[Rows from a dataset of charts and code]
______
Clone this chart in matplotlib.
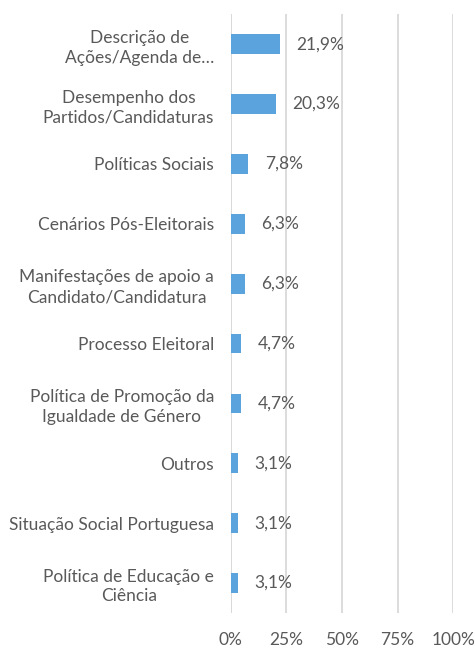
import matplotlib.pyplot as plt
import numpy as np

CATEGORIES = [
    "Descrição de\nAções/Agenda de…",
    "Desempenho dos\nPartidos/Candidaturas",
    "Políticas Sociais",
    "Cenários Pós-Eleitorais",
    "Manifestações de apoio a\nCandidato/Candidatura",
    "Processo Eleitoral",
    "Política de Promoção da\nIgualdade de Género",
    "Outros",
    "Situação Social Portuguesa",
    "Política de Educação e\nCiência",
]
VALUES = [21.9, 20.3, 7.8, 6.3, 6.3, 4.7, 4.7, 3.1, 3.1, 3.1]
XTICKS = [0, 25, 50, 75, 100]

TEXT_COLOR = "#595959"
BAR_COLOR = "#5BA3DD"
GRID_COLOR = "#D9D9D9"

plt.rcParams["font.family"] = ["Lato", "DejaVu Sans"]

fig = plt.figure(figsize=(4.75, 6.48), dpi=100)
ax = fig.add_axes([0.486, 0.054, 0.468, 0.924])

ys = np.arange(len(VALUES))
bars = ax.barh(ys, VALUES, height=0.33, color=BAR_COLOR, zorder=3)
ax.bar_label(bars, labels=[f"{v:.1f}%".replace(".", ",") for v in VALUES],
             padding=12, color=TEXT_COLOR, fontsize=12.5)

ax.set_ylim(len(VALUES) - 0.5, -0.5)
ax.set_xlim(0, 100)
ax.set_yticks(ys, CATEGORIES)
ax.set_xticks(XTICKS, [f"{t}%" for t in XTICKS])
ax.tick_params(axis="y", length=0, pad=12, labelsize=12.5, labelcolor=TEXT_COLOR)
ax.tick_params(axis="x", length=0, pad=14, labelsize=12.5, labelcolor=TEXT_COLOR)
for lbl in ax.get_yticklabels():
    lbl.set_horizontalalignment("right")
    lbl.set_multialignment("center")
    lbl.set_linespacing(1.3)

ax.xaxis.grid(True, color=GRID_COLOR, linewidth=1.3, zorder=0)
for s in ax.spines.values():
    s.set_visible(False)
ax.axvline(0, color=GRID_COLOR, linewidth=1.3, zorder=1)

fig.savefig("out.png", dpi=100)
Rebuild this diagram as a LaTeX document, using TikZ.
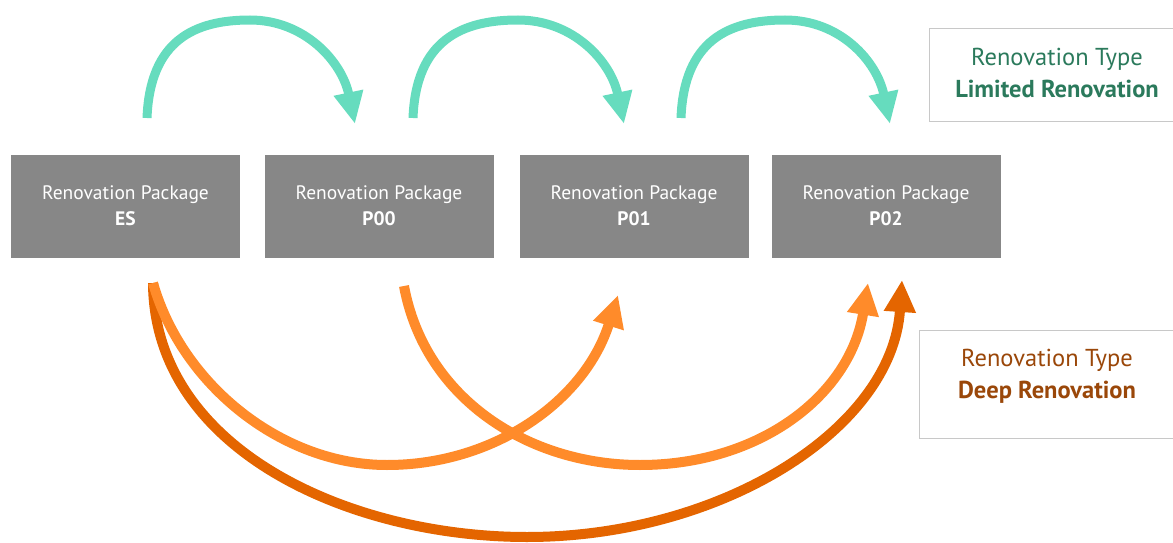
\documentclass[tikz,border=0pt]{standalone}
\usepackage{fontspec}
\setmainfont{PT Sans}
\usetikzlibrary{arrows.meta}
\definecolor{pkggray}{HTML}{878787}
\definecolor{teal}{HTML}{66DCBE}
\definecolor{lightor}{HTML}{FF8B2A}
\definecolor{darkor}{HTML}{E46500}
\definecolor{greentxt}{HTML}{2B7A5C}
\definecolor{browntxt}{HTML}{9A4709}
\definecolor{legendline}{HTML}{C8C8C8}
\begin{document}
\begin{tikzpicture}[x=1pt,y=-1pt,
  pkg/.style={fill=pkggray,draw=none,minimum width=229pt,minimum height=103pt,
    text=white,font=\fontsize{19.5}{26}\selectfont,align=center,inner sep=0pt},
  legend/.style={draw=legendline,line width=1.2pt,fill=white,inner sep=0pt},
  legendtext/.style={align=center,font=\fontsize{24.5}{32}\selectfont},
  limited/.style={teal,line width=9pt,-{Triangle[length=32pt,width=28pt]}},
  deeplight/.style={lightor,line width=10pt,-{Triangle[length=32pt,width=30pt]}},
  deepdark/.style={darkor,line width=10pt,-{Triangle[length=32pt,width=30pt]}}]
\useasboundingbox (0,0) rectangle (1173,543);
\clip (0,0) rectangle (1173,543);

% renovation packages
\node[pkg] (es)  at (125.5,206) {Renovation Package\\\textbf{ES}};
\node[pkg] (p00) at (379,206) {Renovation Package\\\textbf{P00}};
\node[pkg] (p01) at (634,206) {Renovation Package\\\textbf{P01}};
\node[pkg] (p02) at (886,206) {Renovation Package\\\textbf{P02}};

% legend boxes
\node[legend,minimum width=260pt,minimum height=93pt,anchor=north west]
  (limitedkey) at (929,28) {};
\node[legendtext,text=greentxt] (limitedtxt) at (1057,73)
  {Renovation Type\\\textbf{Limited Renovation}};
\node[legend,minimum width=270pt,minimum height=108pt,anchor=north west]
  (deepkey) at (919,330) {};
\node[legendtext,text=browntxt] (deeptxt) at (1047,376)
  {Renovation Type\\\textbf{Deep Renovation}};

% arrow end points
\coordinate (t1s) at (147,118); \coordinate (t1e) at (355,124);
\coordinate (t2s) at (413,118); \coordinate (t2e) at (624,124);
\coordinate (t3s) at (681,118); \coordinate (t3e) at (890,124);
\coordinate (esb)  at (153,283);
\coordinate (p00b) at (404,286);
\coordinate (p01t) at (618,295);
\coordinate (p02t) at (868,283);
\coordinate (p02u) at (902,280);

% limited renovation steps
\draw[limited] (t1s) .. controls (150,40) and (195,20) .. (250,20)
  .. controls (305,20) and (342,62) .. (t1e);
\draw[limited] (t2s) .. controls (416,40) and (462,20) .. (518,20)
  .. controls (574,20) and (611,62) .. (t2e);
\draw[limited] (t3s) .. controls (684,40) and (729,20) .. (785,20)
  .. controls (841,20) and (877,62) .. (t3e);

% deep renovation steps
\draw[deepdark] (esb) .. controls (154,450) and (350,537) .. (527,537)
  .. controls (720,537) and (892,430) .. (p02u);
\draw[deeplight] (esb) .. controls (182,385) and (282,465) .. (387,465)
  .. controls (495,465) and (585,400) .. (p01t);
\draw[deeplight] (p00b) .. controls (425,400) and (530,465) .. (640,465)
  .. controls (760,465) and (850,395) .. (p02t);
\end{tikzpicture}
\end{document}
______
Exercise instructions: Restate word for word only the lines from where the entries begin through the one with "import numpy as np"; omit the pictures.

Task output:
Clone this chart in matplotlib.
import matplotlib.pyplot as plt
import numpy as np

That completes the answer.